The coefficients which translate defensive play into runs weren’t chosen arbitrarily or from a random number generator, but rather calibrated with at least some attention given to their resulting models’ ability to fit things like ERA and R/9. For this reason, we shouldn’t be surprised to find that these defensive metrics are well-suited to predicting them.
This is by no means saying that FanGraphs’ or Baseball-Reference’s defensive metrics are inaccurate as removing the defensive element made the models much worse in all occasions. It is just a matter of scaling. This is a very simple piece of analysis to see how well these are calibrated within their own framework and if I were to come up with a more definite split suggestion, this would need further investigation of how the pitching and defensive WAR are calculated.
What it may show is that teams might be working off a slightly different distribution of wins than these models, unlike what we saw with the replacement level checks.
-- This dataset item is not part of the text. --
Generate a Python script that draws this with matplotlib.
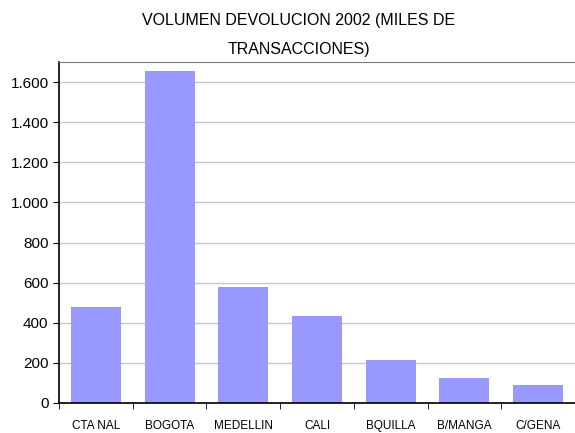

“In theory, a run saved is a run scored”
I’ve been thinking about this quite a bit recently, and the more I do, the more skeptical I become of the assumption. This philosophy, for me, competes with the idea that the run scoring environment must impact how valuable either of these actions are.
To research this, I got game results data for 2010-2018. For every score, I tried to determine what was most predictive of each team’s runs.
For example, a single row might look like this:
– Team A plays Team B in 2014.
– Team A averaged 4.5 runs scored per game in 2014
– Team B averaged 5.2 runs allowed per game in 2014.
– Team A scores 5 runs in this game.
– Conclusion (with a very slight degree of confidence): Team B’s pitching and defense are more predictive of Team A’s run scoring than Team A’s historic run scoring. In other words, runs are more dependent on and better predicted by “run prevention” capabilities than “run creation” capabilities.
Over the nine year sample, I found that 52.5% of all scores were better predicted by the “run preventors” than the “run scorers” (note: this analysis was done without controlling for home/road splits, lineups, starting pitchers or weather but I believer this noise should get drowned out across the sample). This difference held true year-to-year, with this value (in favor of preventors) fluctuating between 51.6% (2013) and 53.5% (2012)
If valid, do you think this research suggests that perhaps our 57:43 split undervalues either pitching or defense or both?